Offline Policy Evaluation for Reinforcement Learning with Adaptively Collected Data
Sunil Madhow, Dan Qiao, Ming Yin, Yu-Xiang Wang
TL;DR
This paper addresses offline policy evaluation when data are collected adaptively, introducing Adaptive Offline Policy Evaluation (AOPE) as a generalization of traditional OPE for tabular MDPs. It analyzes the TMIS estimator under adaptive data, develops a tape-based model to handle dependencies, and derives high-probability instance-dependent bounds as well as a lower bound under adaptive exploration. The results demonstrate that while adaptive data can degrade performance in some regimes, minimax-like rates from the non-adaptive setting can be ported under reasonable exploration assumptions, and the bounds offer fine-grained insights into which regions of the MDP drive estimation error. Empirical simulations with adaptive logging reveal potential biases and context-dependent benefits, supporting the practical relevance of AOPE and guiding data-collection design for offline RL.
Abstract
Developing theoretical guarantees on the sample complexity of offline RL methods is an important step towards making data-hungry RL algorithms practically viable.

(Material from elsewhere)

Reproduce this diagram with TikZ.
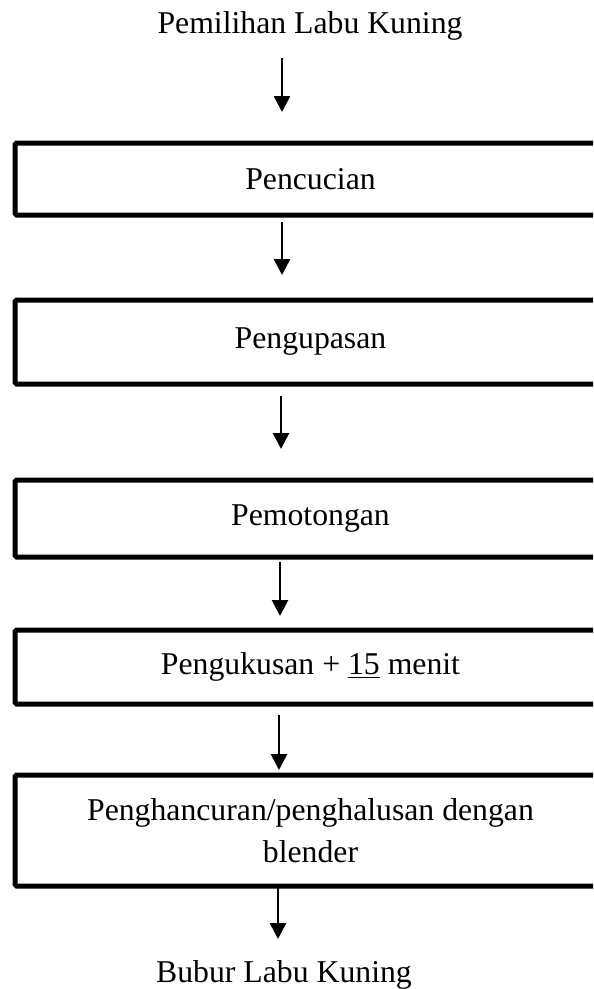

Currently, most results hinge on unrealistic assumptions about the data distribution -- namely that it comprises a set of i.i.d. trajectories collected by a single logging policy. We consider a more general setting where the dataset may have been gathered adaptively. We develop theory for the TMIS Offline Policy Evaluation (OPE) estimator in this generalized setting for tabular MDPs, deriving high-probability, instance-dependent bounds on its estimation error. We also recover minimax-optimal offline learning in the adaptive setting. Finally, we conduct simulations to empirically analyze the behavior of these estimators under adaptive and non-adaptive regimes.